What is a UK branch of an overseas company, and why is it important?

A UK branch is an extension of an overseas company, operating under the parent company’s legal identity. It allows businesses to access the UK market while leveraging the parent company’s existing resources.

How does a UK branch differ from a subsidiary?

A UK branch operates as part of the parent company and shares its liabilities, while a subsidiary is a separate legal entity with its own liabilities and governance.

What are the key steps to establish a UK branch?

Register your branch with Companies House, submit required documents like the OS IN01 form, and comply with ongoing legal and financial obligations in the UK.

What compliance requirements must a UK branch meet?

UK branches must file updated financial reports, maintain accurate records, and submit information about the parent company to Companies House annually.

How are UK branches taxed?

UK branches are taxed only on profits generated within the UK. The corporate tax rate is 25%, with potential deductions for business expenses.

What are the main advantages of opening a UK branch?
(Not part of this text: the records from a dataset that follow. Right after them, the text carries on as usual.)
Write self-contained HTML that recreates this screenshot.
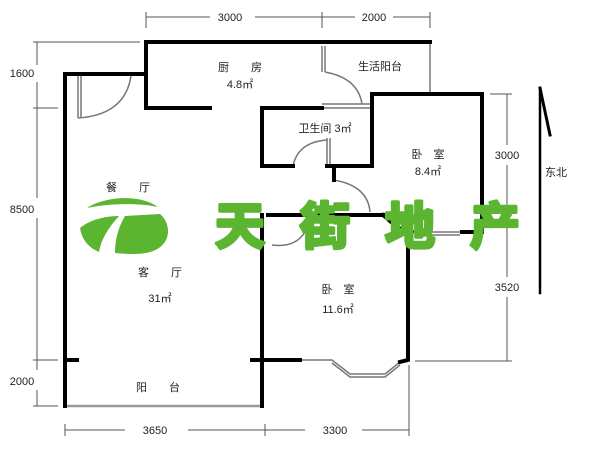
<!DOCTYPE html>
<html><head><meta charset="utf-8"><style>
html,body{margin:0;padding:0;background:#fff;width:600px;height:450px;overflow:hidden}
svg{display:block}
text{font-family:"Liberation Sans","Noto Sans CJK SC",sans-serif;fill:#222}
</style></head><body>
<svg width="600" height="450" viewBox="0 0 600 450" xmlns="http://www.w3.org/2000/svg">
<g stroke="#555" stroke-width="1" fill="none">
<line x1="146" y1="17" x2="210" y2="17"/><line x1="255" y1="17" x2="355" y2="17"/><line x1="393" y1="17" x2="430" y2="17"/>
<line x1="146" y1="12" x2="146" y2="28"/><line x1="322" y1="12" x2="322" y2="28"/><line x1="430" y1="12" x2="430" y2="28"/>
<line x1="37" y1="42" x2="37" y2="65"/><line x1="37" y1="82" x2="37" y2="198"/><line x1="37" y1="218" x2="37" y2="370"/><line x1="37" y1="390" x2="37" y2="406"/>
<line x1="33" y1="42" x2="140" y2="42"/><line x1="33" y1="108" x2="58" y2="108"/><line x1="33" y1="360" x2="58" y2="360"/><line x1="33" y1="406" x2="58" y2="406"/>
<line x1="507" y1="94" x2="507" y2="145"/><line x1="507" y1="165" x2="507" y2="277"/><line x1="507" y1="297" x2="507" y2="361"/>
<line x1="490" y1="94" x2="512" y2="94"/><line x1="415" y1="361" x2="512" y2="361"/>
<line x1="65" y1="430" x2="125" y2="430"/><line x1="188" y1="430" x2="305" y2="430"/><line x1="362" y1="430" x2="409" y2="430"/>
<line x1="65" y1="424" x2="65" y2="436"/><line x1="265" y1="424" x2="265" y2="436"/><line x1="409" y1="365" x2="409" y2="436"/>
</g>
<g fill="#444" font-size="11" text-anchor="middle">
<text x="230" y="21">3000</text><text x="374" y="21">2000</text>
<text x="22" y="77">1600</text><text x="22" y="213">8500</text><text x="22" y="385">2000</text>
<text x="507" y="159">3000</text><text x="507" y="291">3520</text>
<text x="155" y="434">3650</text><text x="335" y="434">3300</text>
</g>
<g stroke="#777" stroke-width="1.5" fill="none">
<line x1="430" y1="42" x2="430" y2="94"/><line x1="322" y1="46" x2="322" y2="72"/><line x1="325" y1="46" x2="325" y2="72"/>
<line x1="322" y1="104" x2="370" y2="104"/><line x1="322" y1="108" x2="370" y2="108"/>
<line x1="327" y1="138" x2="327" y2="166"/><line x1="330" y1="138" x2="330" y2="166"/>
<line x1="78" y1="76" x2="78" y2="118"/><line x1="81" y1="76" x2="81" y2="118"/>
<path d="M78,118 Q125,115 131,76"/><path d="M325,72 Q358,78 362,104"/><path d="M327,140 Q298,142 293,166"/>
<path d="M334,180 Q368,186 370,212"/><path d="M272,245 Q295,248 305,232"/>
<line x1="420" y1="232" x2="460" y2="232"/><line x1="420" y1="235" x2="460" y2="235"/>
<path d="M262,360 L332,360 L350,374 L385,374 L400,362"/><path d="M332,363 L350,377 L385,377 L400,365"/>
<line x1="65" y1="406" x2="262" y2="406" stroke="#999" stroke-width="2.5"/>
</g>
<g stroke="#000" stroke-width="4" fill="none" stroke-linecap="square">
<polyline points="65,406 65,74 145,74"/>
<polyline points="146,108 146,42 430,42"/>
<line x1="146" y1="108" x2="210" y2="108"/>
<polyline points="262,108 262,166 293,166"/>
<line x1="262" y1="108" x2="322" y2="108"/>
<polyline points="327,166 372,166 372,94 482,94 482,232 462,232"/>
<line x1="334" y1="166" x2="334" y2="180"/>
<line x1="268" y1="215" x2="383" y2="215"/>
<line x1="262" y1="215" x2="262" y2="406"/>
<polyline points="383,215 398,228 412,232"/>
<polyline points="408,245 408,360 400,362"/>
<line x1="65" y1="360" x2="77" y2="360"/><line x1="252" y1="360" x2="300" y2="360"/>
<polyline points="540,88 550,135" stroke-width="3"/>
<line x1="540" y1="90" x2="540" y2="293" stroke-width="2.5"/>
</g>
<g font-size="11" text-anchor="middle">
<text x="240" y="71">厨　　房</text><text x="240" y="88">4.8㎡</text>
<text x="380" y="70">生活阳台</text><text x="325" y="132">卫生间 3㎡</text>
<text x="428" y="158">卧　室</text><text x="428" y="175">8.4㎡</text>
<text x="128" y="191">餐　　厅</text>
<text x="160" y="276">客　　厅</text><text x="160" y="302">31㎡</text>
<text x="338" y="293">卧　室</text><text x="338" y="313">11.6㎡</text>
<text x="158" y="391">阳　　台</text><text x="556" y="176">东北</text>
</g>
<g fill="#5cb531">
<path d="M87,208 C105,196 140,194 158,207 C140,203 110,203 87,208 Z"/>
<path d="M80,228 C92,218 110,216 119,216 C108,228 101,240 99,252 C88,247 82,240 80,228 Z"/>
<path d="M125,216 L160,214 C172,224 172,246 150,252 C140,255 125,254 115,253 C115,240 118,228 125,216 Z"/>
<text x="215" y="244" font-size="50" font-weight="bold" letter-spacing="35" style="fill:#5cb531;stroke:#5cb531;stroke-width:3.5;stroke-linejoin:round">天街地产</text>
</g>
</svg>
</body></html>
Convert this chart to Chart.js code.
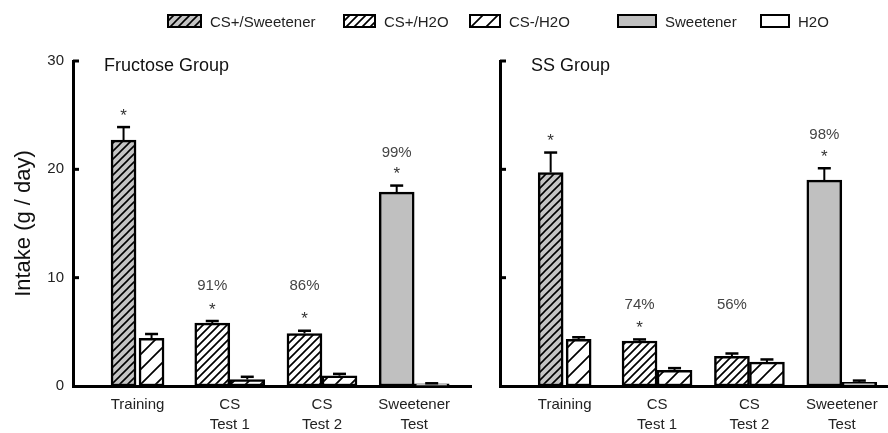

A UK branch offers cost-effective market entry, faster setup compared to subsidiaries, and taxation limited to UK earnings. It also enhances credibility in the UK market.

What challenges might arise when setting up a UK branch?

Businesses may face issues like incomplete documentation, language barriers, or regulatory complexities. Liability for branch debts also extends to the parent company.

Can a UK branch help build trust with new clients or partners?

Yes, operating a UK branch signals commitment to the UK market, enhancing your reputation. It provides a local presence, which fosters trust among clients and partners.

Is opening a UK branch the best choice for long-term expansion?

For short-term or market entry goals, a branch may be right. Long-term expansion may favor a subsidiary for greater independence and reduced parent company liability.

What should businesses consider before opening a branch?

Evaluate operational goals, regulatory compliance needs, tax implications, and liability risks. Consulting an expert ensures alignment with UK business laws and local strategies.